• [Work instructions] Look below for the line containing "Output the Python"; from there through the line containing "width=0.40, saturation=1, ax=ax, zorder=3)", both lines included, please set down each line exactly and nothing else.

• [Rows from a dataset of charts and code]

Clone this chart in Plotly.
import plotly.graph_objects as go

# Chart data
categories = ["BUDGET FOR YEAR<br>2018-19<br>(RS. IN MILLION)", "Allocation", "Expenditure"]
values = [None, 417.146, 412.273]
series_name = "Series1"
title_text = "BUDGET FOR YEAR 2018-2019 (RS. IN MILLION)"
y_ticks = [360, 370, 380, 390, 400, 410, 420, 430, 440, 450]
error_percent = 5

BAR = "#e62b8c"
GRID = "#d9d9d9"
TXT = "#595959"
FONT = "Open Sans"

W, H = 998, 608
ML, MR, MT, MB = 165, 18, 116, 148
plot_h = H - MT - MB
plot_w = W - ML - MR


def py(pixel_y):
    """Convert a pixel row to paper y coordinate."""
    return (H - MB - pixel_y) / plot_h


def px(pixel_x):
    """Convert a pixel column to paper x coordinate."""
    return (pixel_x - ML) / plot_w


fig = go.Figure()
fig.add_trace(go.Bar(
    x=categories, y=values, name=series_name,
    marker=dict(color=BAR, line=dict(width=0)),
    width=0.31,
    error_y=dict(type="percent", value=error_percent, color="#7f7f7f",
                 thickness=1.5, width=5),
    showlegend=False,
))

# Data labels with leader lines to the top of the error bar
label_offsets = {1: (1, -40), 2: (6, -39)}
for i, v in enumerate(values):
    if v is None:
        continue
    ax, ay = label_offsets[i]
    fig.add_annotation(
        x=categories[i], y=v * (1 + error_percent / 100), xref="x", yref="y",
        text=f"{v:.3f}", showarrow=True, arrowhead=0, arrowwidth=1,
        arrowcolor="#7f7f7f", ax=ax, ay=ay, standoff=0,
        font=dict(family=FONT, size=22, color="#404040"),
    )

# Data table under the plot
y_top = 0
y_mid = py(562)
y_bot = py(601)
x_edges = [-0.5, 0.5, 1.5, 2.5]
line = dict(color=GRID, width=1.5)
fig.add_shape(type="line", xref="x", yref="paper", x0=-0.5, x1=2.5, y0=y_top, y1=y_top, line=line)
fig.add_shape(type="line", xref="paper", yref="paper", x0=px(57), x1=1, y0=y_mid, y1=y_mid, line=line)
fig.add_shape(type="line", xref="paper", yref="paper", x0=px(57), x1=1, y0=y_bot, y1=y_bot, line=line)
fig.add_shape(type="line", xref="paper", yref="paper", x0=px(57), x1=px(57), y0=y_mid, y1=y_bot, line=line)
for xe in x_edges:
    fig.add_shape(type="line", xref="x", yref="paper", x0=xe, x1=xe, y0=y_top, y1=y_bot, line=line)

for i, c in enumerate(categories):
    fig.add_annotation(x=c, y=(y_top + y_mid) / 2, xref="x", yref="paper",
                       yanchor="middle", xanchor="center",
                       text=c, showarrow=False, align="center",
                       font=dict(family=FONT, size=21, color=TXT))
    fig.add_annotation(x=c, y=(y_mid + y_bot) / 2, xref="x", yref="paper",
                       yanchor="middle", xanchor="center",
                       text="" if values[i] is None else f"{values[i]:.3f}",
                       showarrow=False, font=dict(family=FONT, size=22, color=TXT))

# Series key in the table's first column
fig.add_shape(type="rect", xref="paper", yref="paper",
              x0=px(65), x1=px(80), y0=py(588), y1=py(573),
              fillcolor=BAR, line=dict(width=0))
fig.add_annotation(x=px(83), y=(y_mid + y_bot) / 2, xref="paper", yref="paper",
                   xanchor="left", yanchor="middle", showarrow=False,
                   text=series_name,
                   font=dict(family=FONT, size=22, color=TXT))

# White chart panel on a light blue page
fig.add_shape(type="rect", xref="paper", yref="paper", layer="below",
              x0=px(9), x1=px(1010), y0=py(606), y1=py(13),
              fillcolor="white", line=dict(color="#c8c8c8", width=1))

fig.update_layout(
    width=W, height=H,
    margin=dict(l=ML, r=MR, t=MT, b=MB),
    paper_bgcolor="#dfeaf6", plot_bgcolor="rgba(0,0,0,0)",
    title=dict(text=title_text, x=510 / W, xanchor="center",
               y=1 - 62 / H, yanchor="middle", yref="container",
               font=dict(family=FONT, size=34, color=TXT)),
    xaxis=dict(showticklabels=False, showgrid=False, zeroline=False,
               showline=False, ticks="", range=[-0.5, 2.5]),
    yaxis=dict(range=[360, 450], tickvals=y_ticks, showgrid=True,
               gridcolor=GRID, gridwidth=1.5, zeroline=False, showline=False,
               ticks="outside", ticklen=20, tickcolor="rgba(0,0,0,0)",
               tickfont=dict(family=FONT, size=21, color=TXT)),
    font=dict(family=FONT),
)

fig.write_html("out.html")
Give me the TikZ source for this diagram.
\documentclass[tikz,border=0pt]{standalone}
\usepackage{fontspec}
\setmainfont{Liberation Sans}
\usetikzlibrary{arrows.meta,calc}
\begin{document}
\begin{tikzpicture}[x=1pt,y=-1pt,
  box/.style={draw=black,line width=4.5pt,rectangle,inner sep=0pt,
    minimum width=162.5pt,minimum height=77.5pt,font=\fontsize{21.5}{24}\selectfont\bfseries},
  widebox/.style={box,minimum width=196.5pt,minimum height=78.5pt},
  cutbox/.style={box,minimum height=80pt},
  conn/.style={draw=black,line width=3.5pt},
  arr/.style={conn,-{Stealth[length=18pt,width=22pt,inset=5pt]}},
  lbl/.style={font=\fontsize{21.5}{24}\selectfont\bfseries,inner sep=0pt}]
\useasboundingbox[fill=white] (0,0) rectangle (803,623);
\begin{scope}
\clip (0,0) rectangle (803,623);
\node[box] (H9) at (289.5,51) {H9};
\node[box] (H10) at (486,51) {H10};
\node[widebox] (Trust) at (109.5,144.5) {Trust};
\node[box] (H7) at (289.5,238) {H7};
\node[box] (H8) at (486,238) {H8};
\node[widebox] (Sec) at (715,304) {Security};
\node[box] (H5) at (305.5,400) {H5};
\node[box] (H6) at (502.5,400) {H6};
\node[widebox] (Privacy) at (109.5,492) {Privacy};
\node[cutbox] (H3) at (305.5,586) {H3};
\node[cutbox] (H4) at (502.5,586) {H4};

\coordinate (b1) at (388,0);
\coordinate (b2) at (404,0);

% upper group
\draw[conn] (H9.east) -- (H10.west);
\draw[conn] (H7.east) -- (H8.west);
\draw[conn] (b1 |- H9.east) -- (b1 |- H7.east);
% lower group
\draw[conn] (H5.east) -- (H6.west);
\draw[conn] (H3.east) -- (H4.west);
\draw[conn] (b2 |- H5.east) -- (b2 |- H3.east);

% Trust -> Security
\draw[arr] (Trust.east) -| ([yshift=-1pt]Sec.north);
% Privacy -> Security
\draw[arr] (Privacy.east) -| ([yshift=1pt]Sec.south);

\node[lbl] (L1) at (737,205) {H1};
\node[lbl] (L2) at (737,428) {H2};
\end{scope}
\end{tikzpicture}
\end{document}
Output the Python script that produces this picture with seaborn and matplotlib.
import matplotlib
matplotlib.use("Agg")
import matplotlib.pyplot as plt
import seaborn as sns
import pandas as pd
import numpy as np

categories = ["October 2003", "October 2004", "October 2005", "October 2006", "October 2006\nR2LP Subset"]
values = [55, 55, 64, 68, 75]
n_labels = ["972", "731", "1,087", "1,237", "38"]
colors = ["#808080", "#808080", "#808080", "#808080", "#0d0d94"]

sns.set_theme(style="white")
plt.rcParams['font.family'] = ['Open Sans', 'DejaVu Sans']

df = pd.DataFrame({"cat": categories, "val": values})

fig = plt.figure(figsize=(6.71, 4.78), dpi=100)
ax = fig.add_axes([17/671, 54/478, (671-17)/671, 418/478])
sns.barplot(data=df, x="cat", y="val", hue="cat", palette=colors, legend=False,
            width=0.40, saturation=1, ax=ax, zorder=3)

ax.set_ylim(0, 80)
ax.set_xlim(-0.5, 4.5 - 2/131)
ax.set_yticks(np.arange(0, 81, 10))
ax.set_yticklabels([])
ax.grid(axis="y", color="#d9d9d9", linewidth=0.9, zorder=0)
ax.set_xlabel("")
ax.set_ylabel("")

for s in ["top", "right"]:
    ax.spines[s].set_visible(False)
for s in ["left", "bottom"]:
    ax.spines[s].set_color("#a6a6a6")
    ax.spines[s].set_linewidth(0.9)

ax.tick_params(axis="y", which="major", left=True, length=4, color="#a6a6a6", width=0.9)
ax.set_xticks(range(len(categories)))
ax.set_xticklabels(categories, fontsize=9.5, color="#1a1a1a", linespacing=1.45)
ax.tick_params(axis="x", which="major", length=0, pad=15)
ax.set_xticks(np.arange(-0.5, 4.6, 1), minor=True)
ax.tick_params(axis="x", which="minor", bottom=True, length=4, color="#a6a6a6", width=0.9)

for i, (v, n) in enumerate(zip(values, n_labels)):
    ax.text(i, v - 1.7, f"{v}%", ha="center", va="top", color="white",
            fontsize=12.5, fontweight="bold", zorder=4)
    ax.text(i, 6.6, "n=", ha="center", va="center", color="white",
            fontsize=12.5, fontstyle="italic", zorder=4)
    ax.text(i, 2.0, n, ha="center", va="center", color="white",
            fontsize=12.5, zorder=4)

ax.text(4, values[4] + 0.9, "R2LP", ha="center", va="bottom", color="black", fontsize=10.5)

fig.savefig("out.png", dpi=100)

• [Full solution]
Output the Python script that produces this picture with seaborn and matplotlib.
import matplotlib
matplotlib.use("Agg")
import matplotlib.pyplot as plt
import seaborn as sns
import pandas as pd
import numpy as np

categories = ["October 2003", "October 2004", "October 2005", "October 2006", "October 2006\nR2LP Subset"]
values = [55, 55, 64, 68, 75]
n_labels = ["972", "731", "1,087", "1,237", "38"]
colors = ["#808080", "#808080", "#808080", "#808080", "#0d0d94"]

sns.set_theme(style="white")
plt.rcParams['font.family'] = ['Open Sans', 'DejaVu Sans']

df = pd.DataFrame({"cat": categories, "val": values})

fig = plt.figure(figsize=(6.71, 4.78), dpi=100)
ax = fig.add_axes([17/671, 54/478, (671-17)/671, 418/478])
sns.barplot(data=df, x="cat", y="val", hue="cat", palette=colors, legend=False,
            width=0.40, saturation=1, ax=ax, zorder=3)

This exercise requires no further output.